Quello che sta succedendo in Libia sta allarmando i governi di tutto il mondo (tranne forse tre che vedremo), ma non pare colpire particolarmente l’opinione pubblica italiana. Ed è un errore: quello che accade e accadrà in Libia ci riguarda da molto più vicino di quanto non possano sospettare troppi italiani.

Ma tracciamo un breve quadro della situazione: la Libia del dopo Gheddafi è divisa in tre spezzoni: la Cirenaica a Est, nelle mani dell’ex generale di Gheddafi, Khalifa Haftar, poi passato all’opposizione e tornato come uomo nuovo (e va beh). Da Tobruk, Haftar si è sempre proposto come futuro governante di tutto il Paese. Intanto però la Tripolitania, a Ovest, era ufficialmente nelle mani di Fayez al-Sarraj, leader di traballanti coalizioni. Soggetto alle continue interferenze delle varie milizie che più che aiutarlo lo controllano. C’è poi l’immenso Sud, terra di berberi, di nomadi, di beduini, di terroristi e di banditi. Ora Haftar ha mosso le sue truppe prima verso sud, assicurandosi i punti più strategicamente ed economicamente importanti per poi puntare con una lunga colonna di blindati verso Tripoli con l’intenzione di conquistarla.

Non facciamoci ingannare dalle grida di allarme di Usa, Francia, Unione europea e Russia. Si tratta semplicemente di atti dovuti e nulla più. Il fatto è che Sarraj non ha potere anche se vanta il possesso di un rimasuglio di aviazione militare con cui avrebbe compiuto incursioni contro la colonna di Haftar, giunta a una settantina di km da Tripoli.

Solo un Paese con dirigenti del tutto digiuni di politica estera poteva contare su Sarraj, e questo Paese ovviamente è stato l’Italia, piena di premure e di salamelecchi nei riguardi di uno che conta come il due di coppe quando briscola è bastoni. Mentre Haftar, oltre che sul sostegno di Egitto e Emirati arabi, può contare sull’appoggio russo e francese. Ed è proprio l’appoggio della Francia che dovrebbe preoccuparci. Dai tempi della caduta di Gheddafi Parigi cerca di scalzare la posizione dell’Eni (cioè dell’Italia) in Libia e di sostituirsi a lei nella gestione principale dei pozzi del pregiatissimo petrolio libico (petrolio light, privo di zolfo, poco costoso da raffinare). Ora è chiaro che se Haftar avrà partita vinta assisteremo al predominio della Total francese nei nostri confronti.
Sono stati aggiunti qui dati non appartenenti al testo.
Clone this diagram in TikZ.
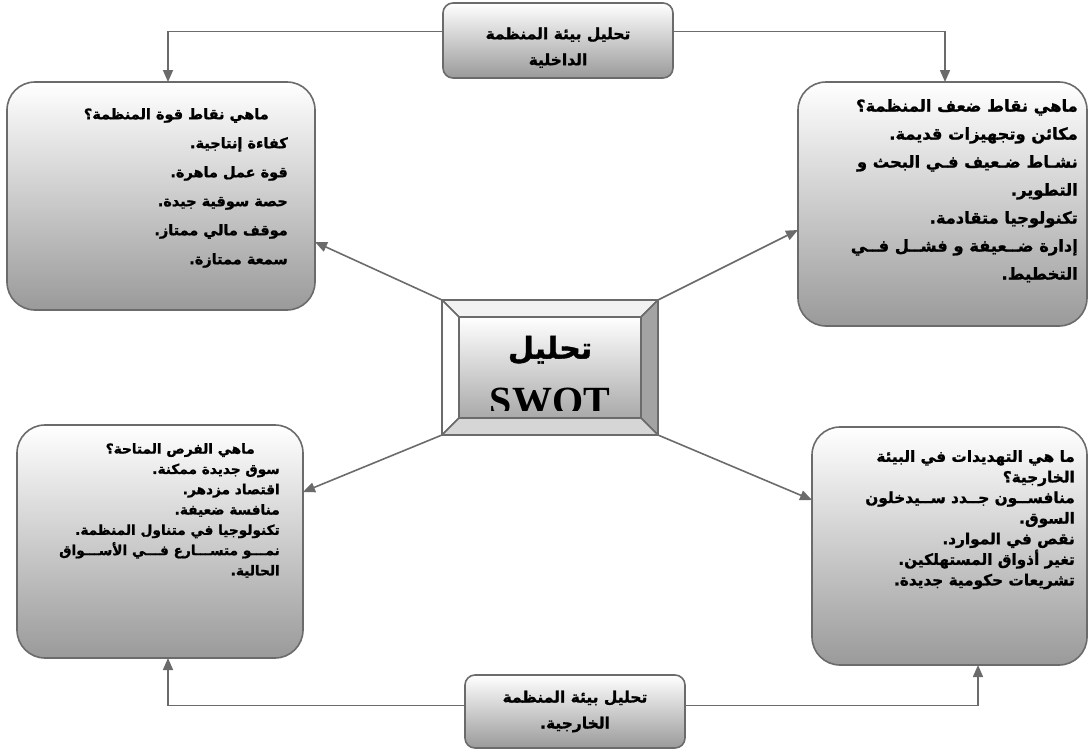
\documentclass[tikz,border=0pt]{standalone}
\usepackage{fontspec}
\setmainfont{Liberation Sans}
\newfontfamily\arabicfont[Script=Arabic, BoldFeatures={FakeBold=1.3}]{DejaVu Sans}
\newfontfamily\swotfont{Liberation Serif}
\TeXXeTstate=1
\usetikzlibrary{arrows.meta}

% one right-to-left line
\newcommand\arline[1]{\beginR#1\endR}

\definecolor{edge}{HTML}{6B6B6B}
\definecolor{shadebot}{HTML}{9A9A9A}
\definecolor{bevtop}{HTML}{F2F2F2}
\definecolor{bevright}{HTML}{A3A3A3}
\definecolor{bevbottom}{HTML}{D6D6D6}

\tikzset{
  panel/.style={draw=edge, line width=1.6pt, rounded corners=28pt,
    top color=white, bottom color=shadebot,
    anchor=north west, inner sep=0pt, outer sep=0pt},
  tagbox/.style={panel, rounded corners=10pt, align=center,
    font=\arabicfont\bfseries\fontsize{15.5}{26}\selectfont},
  txt/.style={anchor=north east, inner sep=0pt, align=right},
  link/.style={draw=edge, line width=1.6pt, -{Triangle[length=12pt,width=10pt]}},
  bevel/.style={draw=edge, line width=1.6pt, line join=round},
}

\begin{document}
\begin{tikzpicture}[x=1pt,y=-1pt]
\useasboundingbox (0,0) rectangle (1090,755);

% the four quadrant panels
\node[panel, minimum width=308pt, minimum height=228pt] (tl) at (7,82) {};
\node[panel, minimum width=289pt, minimum height=244pt] (tr) at (798,82) {};
\node[panel, minimum width=286pt, minimum height=233pt] (bl) at (17,425) {};
\node[panel, minimum width=275pt, minimum height=238pt] (br) at (812,427) {};

% internal / external environment tags
\node[tagbox, minimum width=230pt, minimum height=75pt] (intern) at (443,3)
  {\arline{تحليل بيئة المنظمة}\rule{0pt}{26pt}\\\arline{الداخلية}};
\node[tagbox, minimum width=220pt, minimum height=73pt] (extern) at (465,675)
  {\arline{تحليل بيئة المنظمة}\\\arline{الخارجية.}};

% bevelled centre block
\node[draw=edge, line width=1.6pt, minimum width=216pt, minimum height=135pt,
      anchor=north west, inner sep=0pt, outer sep=0pt] (swot) at (442,300) {};
\coordinate (iNW) at (459,317);
\coordinate (iNE) at (641,317);
\coordinate (iSE) at (641,418);
\coordinate (iSW) at (459,418);
\filldraw[bevel, fill=bevtop] (swot.north west) -- (swot.north east) -- (iNE) -- (iNW) -- cycle;
\filldraw[bevel, fill=white] (swot.north west) -- (iNW) -- (iSW) -- (swot.south west) -- cycle;
\filldraw[bevel, fill=bevright] (swot.north east) -- (swot.south east) -- (iSE) -- (iNE) -- cycle;
\filldraw[bevel, fill=bevbottom] (swot.south west) -- (iSW) -- (iSE) -- (swot.south east) -- cycle;
\node[draw=edge, line width=1.6pt, top color=white, bottom color=shadebot!85,
      minimum width=182pt, minimum height=101pt, anchor=north west,
      inner sep=0pt, outer sep=0pt] (face) at (iNW) {};
\begin{scope}
  \clip (459,317) rectangle (641,410);
  \node[inner sep=0pt, font=\arabicfont\bfseries\fontsize{30}{34}\selectfont]
    (swotar) at (550,350) {\arline{تحليل}};
  \node[inner sep=0pt, anchor=base, font=\swotfont\bfseries\fontsize{40}{40}\selectfont]
    (swotlat) at (550,414) {SWOT};
\end{scope}

% panel texts
\node[txt, font=\arabicfont\bfseries\fontsize{14.5}{29}\selectfont] (tlt) at (288,108) {%
  \arline{ماهي نقاط قوة المنظمة؟}\hspace*{19pt}\\
  \arline{كفاءة إنتاجية.}\\
  \arline{قوة عمل ماهرة.}\\
  \arline{حصة سوقية جيدة.}\\
  \arline{موقف مالي ممتاز.}\\
  \arline{سمعة ممتازة.}};

\node[txt, font=\arabicfont\bfseries\fontsize{16.3}{28}\selectfont] (trt) at (1078,99) {%
  \arline{ماهي نقاط ضعف المنظمة؟}\\
  \arline{مكائن وتجهيزات قديمة.}\\
  \arline{نشـاط ضـعيف فـي البحث و}\\
  \arline{التطوير.}\\
  \arline{تكنولوجيا متقادمة.}\\
  \arline{إدارة ضــعيفة و فشــل فــي}\\
  \arline{التخطيط.}};

\node[txt, font=\arabicfont\bfseries\fontsize{13.7}{20.3}\selectfont] (blt) at (280,443) {%
  \arline{ماهي الفرص المتاحة؟}\hspace*{25pt}\\
  \arline{سوق جديدة ممكنة.}\\
  \arline{اقتصاد مزدهر.}\\
  \arline{منافسة ضعيفة.}\\
  \arline{تكنولوجيا في متناول المنظمة.}\\
  \arline{نمـــو متســـارع فـــي الأســـواق}\\
  \arline{الحالية.}};

\node[txt, font=\arabicfont\bfseries\fontsize{15.3}{20.6}\selectfont] (brt) at (1075,450) {%
  \arline{ما هي التهديدات في البيئة}\\
  \arline{الخارجية؟}\hspace*{40pt}\\
  \arline{منافســون جــدد ســيدخلون}\\
  \arline{السوق.}\\
  \arline{نقص في الموارد.}\\
  \arline{تغير أذواق المستهلكين.}\\
  \arline{تشريعات حكومية جديدة.}};

% environment tags feed the panels
\draw[link] ([yshift=9pt]intern.west) -| ([xshift=7pt]tl.north);
\draw[link] ([yshift=9pt]intern.east) -| ([xshift=2.5pt]tr.north);
\draw[link] ([yshift=6pt]extern.west) -| ([xshift=8pt]bl.south);
\draw[link] ([yshift=6pt]extern.east) -| ([xshift=28.5pt]br.south);

% centre block to the four panels
\draw[link] (swot.north west) -- ([yshift=-46pt]tl.east);
\draw[link] (swot.north east) -- ([yshift=-26pt]tr.west);
\draw[link] (swot.south west) -- ([yshift=49.5pt]bl.east);
\draw[link] (swot.south east) -- ([yshift=46pt]br.west);
\end{tikzpicture}
\end{document}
 Ma non solo questo deve preoccuparci: i trafficanti di uomini, che tengono in campi-lager migliaia e migliaia di poveracci provenienti da mezza Africa nera dovrebbero sbarazzarsi dei loro pregiati ostaggi (sfruttati, stuprati e imbarcati a caro prezzo), visto che Haftar non li tollererebbe. Per farlo, è ovvio, spremeranno loro gli ultimi dollari e li imbarcheranno in massa verso le nostre coste. E sarebbe quello sì un problema serissimo, al di là delle sparate propagandistiche di Salvini e dei suoi.

 C’è poi anche da considerare il fatto che avere probabilmente basi russe sulla costa che ci sta di fronte non è il massimo. Né sarà il massimo vedere l’Egitto dei massacratori di Regeni acquisire sempre più importanza.

E noi cosa faremo? Già stiam pagando l’errore di esserci legati a Sarraj. Ma si tratta di un prezzo assai minore di quello che saremo costretti a subire se le cose andranno come paiono andare.